### TASK TO CARRY OUT:
Identify and reproduce every line holding the string "Write".

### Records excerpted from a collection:

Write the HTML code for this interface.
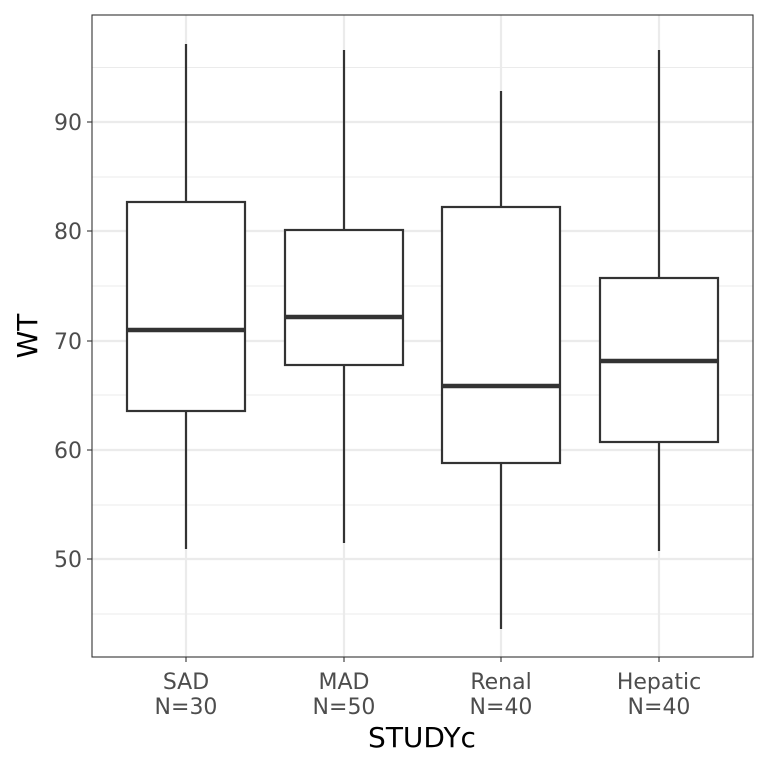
<!DOCTYPE html>
<html><head><meta charset="utf-8"><style>body{margin:0;background:#fff}svg{display:block}</style></head><body>
<svg width="768" height="768" xmlns="http://www.w3.org/2000/svg" font-family="DejaVu Sans, Liberation Sans, sans-serif">
<rect width="768" height="768" fill="#fff"/>
<g stroke="#ebebeb" stroke-width="1.1">
<line x1="92" x2="753" y1="67.5" y2="67.5"/><line x1="92" x2="753" y1="177" y2="177"/><line x1="92" x2="753" y1="286" y2="286"/><line x1="92" x2="753" y1="395" y2="395"/><line x1="92" x2="753" y1="505" y2="505"/><line x1="92" x2="753" y1="614" y2="614"/>
</g>
<g stroke="#ebebeb" stroke-width="2.2">
<line x1="92" x2="753" y1="122" y2="122"/><line x1="92" x2="753" y1="231" y2="231"/><line x1="92" x2="753" y1="341" y2="341"/><line x1="92" x2="753" y1="450" y2="450"/><line x1="92" x2="753" y1="559" y2="559"/>
<line x1="186" x2="186" y1="15" y2="657"/><line x1="344" x2="344" y1="15" y2="657"/><line x1="501" x2="501" y1="15" y2="657"/><line x1="659" x2="659" y1="15" y2="657"/>
</g>
<g stroke="#333" stroke-width="2.2" fill="#fff">
<line x1="186" x2="186" y1="44" y2="549"/><rect x="127" y="202" width="118" height="209"/><line x1="127" x2="245" y1="330" y2="330" stroke-width="4.5"/>
<line x1="344" x2="344" y1="50" y2="543"/><rect x="285" y="230" width="118" height="135"/><line x1="285" x2="403" y1="317" y2="317" stroke-width="4.5"/>
<line x1="501" x2="501" y1="91" y2="629"/><rect x="442" y="207" width="118" height="256"/><line x1="442" x2="560" y1="386" y2="386" stroke-width="4.5"/>
<line x1="659" x2="659" y1="50" y2="551"/><rect x="600" y="278" width="118" height="164"/><line x1="600" x2="718" y1="361" y2="361" stroke-width="4.5"/>
</g>
<rect x="92" y="15" width="661" height="642" fill="none" stroke="#333" stroke-width="1.1"/>
<g stroke="#333" stroke-width="1.1">
<line x1="87" x2="92" y1="122" y2="122"/><line x1="87" x2="92" y1="231" y2="231"/><line x1="87" x2="92" y1="341" y2="341"/><line x1="87" x2="92" y1="450" y2="450"/><line x1="87" x2="92" y1="559" y2="559"/>
<line x1="186" x2="186" y1="657" y2="662"/><line x1="344" x2="344" y1="657" y2="662"/><line x1="501" x2="501" y1="657" y2="662"/><line x1="659" x2="659" y1="657" y2="662"/>
</g>
<g fill="#4d4d4d" font-size="22" text-anchor="end">
<text x="82" y="130">90</text><text x="82" y="239">80</text><text x="82" y="349">70</text><text x="82" y="458">60</text><text x="82" y="567">50</text>
</g>
<g fill="#4d4d4d" font-size="22" text-anchor="middle">
<text x="186" y="689">SAD</text><text x="186" y="714">N=30</text>
<text x="344" y="689">MAD</text><text x="344" y="714">N=50</text>
<text x="501" y="689">Renal</text><text x="501" y="714">N=40</text>
<text x="659" y="689">Hepatic</text><text x="659" y="714">N=40</text>
</g>
<text x="422" y="747" font-size="28" text-anchor="middle" fill="#000">STUDYc</text>
<text transform="translate(37,336) rotate(-90)" font-size="28" text-anchor="middle" fill="#000">WT</text>
</svg>
</body></html>
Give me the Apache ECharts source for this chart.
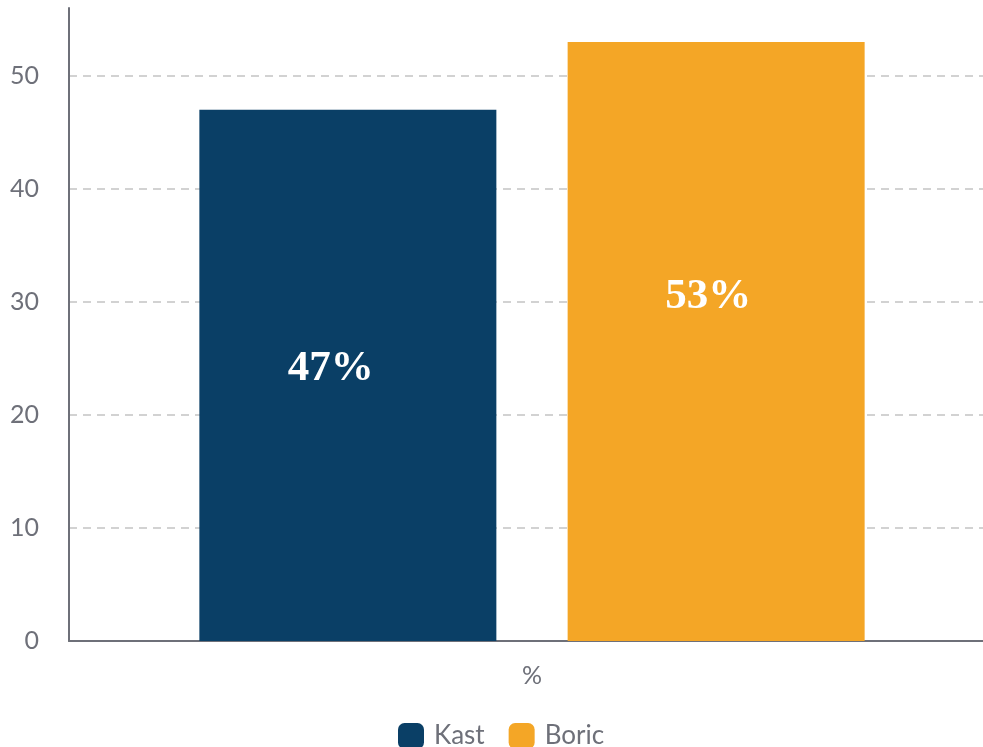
<!DOCTYPE html>
<html lang="es">
<head>
    <meta charset="UTF-8">
    <title>Kast vs Boric</title>
    <script src="https://cdn.jsdelivr.net/npm/echarts@6/dist/echarts.min.js"></script>
</head>
<body style="margin:0;">
<div id="main" style="width:983px;height:747px;"></div>
<script type="text/javascript">
    // datos
    let categories = ['%'];
    let candidates = ['Kast', 'Boric'];
    let values = [47, 53];
    let colors = ['#0a3f66', '#f4a626'];
    // desplazamiento de las etiquetas dentro de cada barra
    let labelOffsets = [[-17, 0], [-8, -4]];

    let chart = echarts.init(document.getElementById('main'));

    let option = {
        textStyle: {fontFamily: 'Lato'},
        grid: {left: 69, width: 926, top: 8, bottom: 106, outerBoundsMode: 'none'},
        legend: {
            top: 718,
            left: 393,
            itemWidth: 26,
            itemHeight: 26,
            itemGap: 24,
            icon: 'roundRect',
            textStyle: {fontSize: 26, color: '#6e7079', fontFamily: 'Lato', padding: [0, 0, 0, 5]},
            data: candidates
        },
        xAxis: {
            type: 'category',
            data: categories,
            axisLine: {lineStyle: {color: '#6e7079', width: 2}},
            axisTick: {show: false},
            axisLabel: {fontSize: 25, color: '#6e7079', margin: 22}
        },
        yAxis: {
            type: 'value',
            min: 0,
            max: 56,
            interval: 10,
            axisLine: {show: true, lineStyle: {color: '#6e7079', width: 2}},
            axisTick: {show: false},
            axisLabel: {fontSize: 25, color: '#6e7079', margin: 30, showMaxLabel: false},
            splitLine: {
                showMaxLine: false,
                lineStyle: {type: [8, 6], color: '#c4c4c4', width: 1.5}
            }
        },
        series: candidates.map((name, i) => ({
            name: name,
            type: 'bar',
            barWidth: 297,
            barGap: '24%',
            itemStyle: {color: colors[i]},
            label: {
                show: true,
                position: ['50%', 259],
                offset: labelOffsets[i],
                align: 'center',
                verticalAlign: 'middle',
                formatter: '{c}%',
                color: '#fff',
                fontFamily: 'Liberation Serif',
                fontWeight: 'bold',
                fontSize: 43
            },
            data: [values[i]]
        }))
    };
    chart.setOption(option);
</script>
</body>
</html>
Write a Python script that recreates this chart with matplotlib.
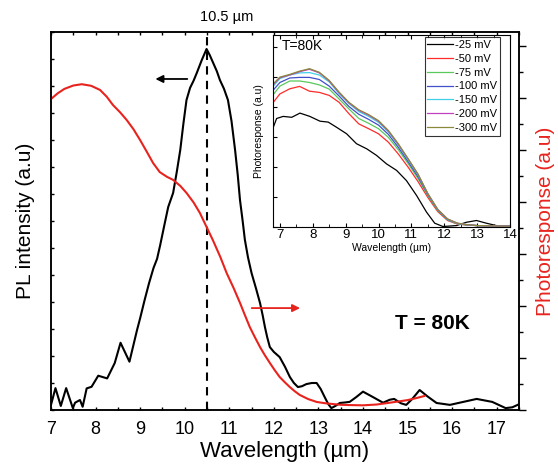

### SOLUTION TO THIS TASK:
Write the HTML code for this interface.
Write a Python script that recreates this chart with matplotlib.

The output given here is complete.